Morphology of the supercluster–void network in ΛCDM cosmology

We report here the first systematic study of the supercluster–void network in the ΛCDM concordance cosmology in which voids and superclusters are treated on an equal footing. We study the dark matter density field in real space smoothed on a scale of 5 h⁻¹ Mpc. Superclusters are defined as individual members of an overdense excursion set, and voids are defined as individual members of a complementary underdense excursion set at the same density threshold. We determine the geometric, topological and morphological properties of the cosmic web at a large set of density levels by computing Minkowski functionals for every supercluster and void using surfgen (described recently by Sheth et al.).
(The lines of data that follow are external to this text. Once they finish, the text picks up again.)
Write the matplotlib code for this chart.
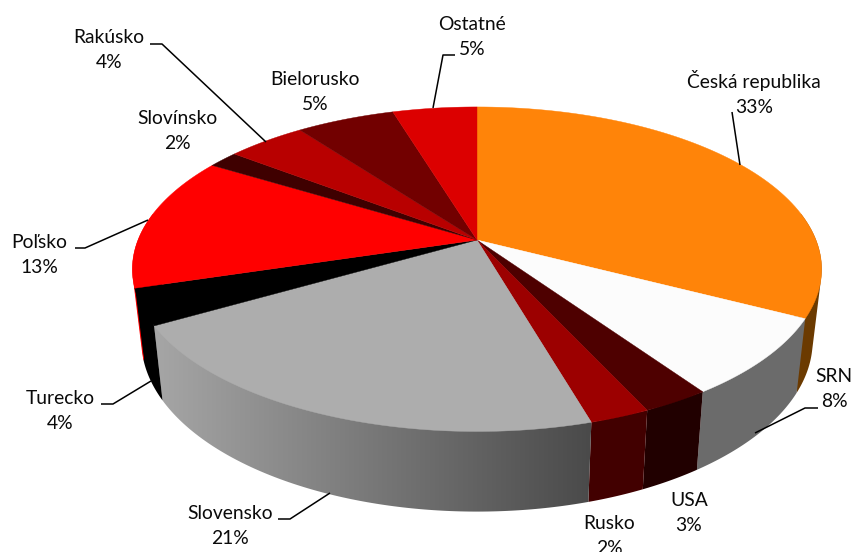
import numpy as np
import matplotlib
matplotlib.use("Agg")
import matplotlib.pyplot as plt
from matplotlib.colors import LinearSegmentedColormap
from matplotlib.patches import Polygon

categories = ["Česká republika", "SRN", "USA", "Rusko", "Slovensko", "Turecko",
              "Poľsko", "Slovínsko", "Rakúsko", "Bielorusko", "Ostatné"]
shares = [32.6, 7.8, 2.7, 2.4, 21.2, 3.6, 13.4, 1.7, 4.4, 5.5, 4.7]
share_labels = ["33%", "8%", "3%", "2%", "21%", "4%", "13%", "2%", "4%", "5%", "5%"]
top_colors = ["#FF8409", "#FCFCFC", "#4E0000", "#9C0000", "#ADADAD", "#000000",
              "#FF0000", "#3F0000", "#B80000", "#720000", "#DC0000"]
wall_left = ["#6B3A00", "#6B6B6B", "#210000", "#420000", "#A6A6A6", "#000000",
             "#FF0000", "#3F0000", "#B80000", "#720000", "#DC0000"]
wall_right = ["#6B3A00", "#6B6B6B", "#210000", "#420000", "#4A4A4A", "#000000",
              "#FF0000", "#3F0000", "#B80000", "#720000", "#DC0000"]

label_pos = [(754, 93), (834, 389), (689, 513), (609, 536), (230, 526), (60, 411),
             (39, 255), (177, 131), (109, 50), (315, 92), (472, 37)]
leaders = [
    [(740, 165), (732, 112)],
    [(755, 433), (805, 408), (818, 408)],
    None,
    None,
    [(330, 493), (290, 519), (278, 519)],
    [(151, 381), (113, 404), (101, 404)],
    [(148, 220), (85, 248), (75, 248)],
    None,
    [(266, 142), (162, 44), (150, 44)],
    None,
    [(433, 108), (443, 55), (455, 55)],
]

CX, CY, C, A, B = 477.0, 240.0, 339.0, 157.0, 0.18
WALL_FROM, WALL_TO = np.radians(80), np.radians(280)


def rim(theta):
    X, Y = np.sin(theta), np.cos(theta)
    w = 1 + B * Y
    return CX + C * X / w, CY - A * Y / w


def lower(x, y):
    return CX + 0.974 * (x - CX), 1.0536 * y + 57.0


def convex_hull(points):
    pts = sorted(map(tuple, points))

    def half(seq):
        out = []
        for p in seq:
            while len(out) >= 2 and ((out[-1][0] - out[-2][0]) * (p[1] - out[-2][1])
                                     - (out[-1][1] - out[-2][1]) * (p[0] - out[-2][0])) <= 0:
                out.pop()
            out.append(p)
        return out[:-1]

    return np.array(half(pts) + half(pts[::-1]))


def wall_outline(t0, t1):
    # area swept by the vertical wall between two angles; its hidden upper
    # chord always lies under the wedge's own top surface
    ts = np.linspace(t0, t1, 120)
    xs, ys = rim(ts)
    bx, by = lower(xs, ys)
    return convex_hull(np.c_[np.r_[xs, bx], np.r_[ys, by]])


fig = plt.figure(figsize=(8.53, 5.52), dpi=100)
ax = fig.add_axes([0, 0, 1, 1])
ax.set_xlim(0, 853)
ax.set_ylim(552, 0)
ax.axis("off")

edges = np.cumsum([0] + shares) / sum(shares) * 2 * np.pi

# side walls
for i in range(len(shares)):
    t0, t1 = max(edges[i], WALL_FROM), min(edges[i + 1], WALL_TO)
    if t1 <= t0:
        continue
    pts = wall_outline(t0, t1)
    if wall_left[i] == wall_right[i]:
        ax.add_patch(Polygon(pts, closed=True, fc=wall_left[i], ec="none", zorder=2))
    else:
        cmap = LinearSegmentedColormap.from_list("w", [wall_left[i], wall_right[i]])
        patch = Polygon(pts, closed=True, fc="none", ec="none", zorder=2)
        ax.add_patch(patch)
        xmin, xmax, ymin, ymax = pts[:, 0].min(), pts[:, 0].max(), pts[:, 1].min(), pts[:, 1].max()
        im = ax.imshow(np.linspace(0, 1, 256)[None, :], cmap=cmap, aspect="auto",
                       extent=(xmin, xmax, ymax, ymin), zorder=2, interpolation="bilinear")
        im.set_clip_path(patch)
    if categories[i] == "Poľsko":
        # the neighbouring black wall wraps round this corner, leaving a red sliver
        shaded = pts + np.array([1.0, 0.0])
        ax.add_patch(Polygon(shaded, closed=True, fc="#000000", ec="none", zorder=2))

ax.set_xlim(0, 853)
ax.set_ylim(552, 0)

# top surfaces
for i in range(len(shares)):
    ts = np.linspace(edges[i], edges[i + 1], 80)
    xs, ys = rim(ts)
    ax.fill(np.r_[CX, xs], np.r_[CY, ys], color=top_colors[i], lw=0.3, zorder=3)

# labels and leader lines
for name, pct, pos, lead in zip(categories, share_labels, label_pos, leaders):
    ax.text(pos[0], pos[1], f"{name}\n{pct}", ha="center", va="center",
            family="Lato", fontsize=13.9, color="#0A0A0A", linespacing=1.55, zorder=5)
    if lead:
        lx, ly = zip(*lead)
        ax.plot(lx, ly, color="black", lw=1.1, zorder=4, solid_capstyle="butt")

fig.savefig("out.png", dpi=100)
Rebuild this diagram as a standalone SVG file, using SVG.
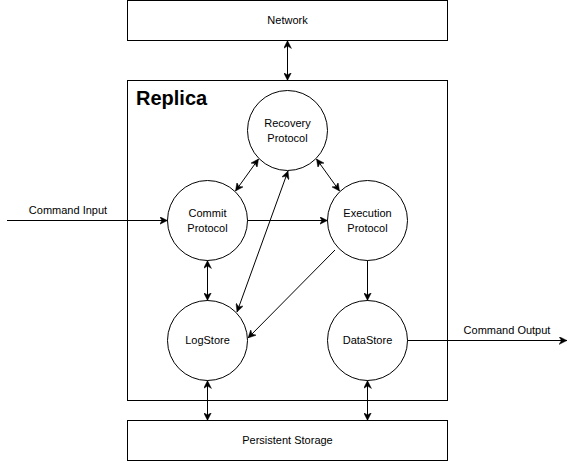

The properties of the largest (percolating) supercluster and the complementary void are found to be very different from those of the individual superclusters and voids. In total, the individual superclusters occupy no more than about 5 per cent of the volume and contain no more than 20 per cent of the mass if the largest supercluster is excluded. Likewise, in total, individual voids occupy no more than 14 per cent of the volume and contain no more than 4 per cent of the mass if the largest void is excluded. Although superclusters are more massive and voids are more voluminous, the difference in maximum volumes is no greater than an order of magnitude. The genus value of individual superclusters can be ∼5, while the genus of individual voids can reach ∼50, implying a significant amount of substructure in superclusters and especially in voids. One of our main results is that large voids, as defined through the dark matter density field in real space, are distinctly non-spherical.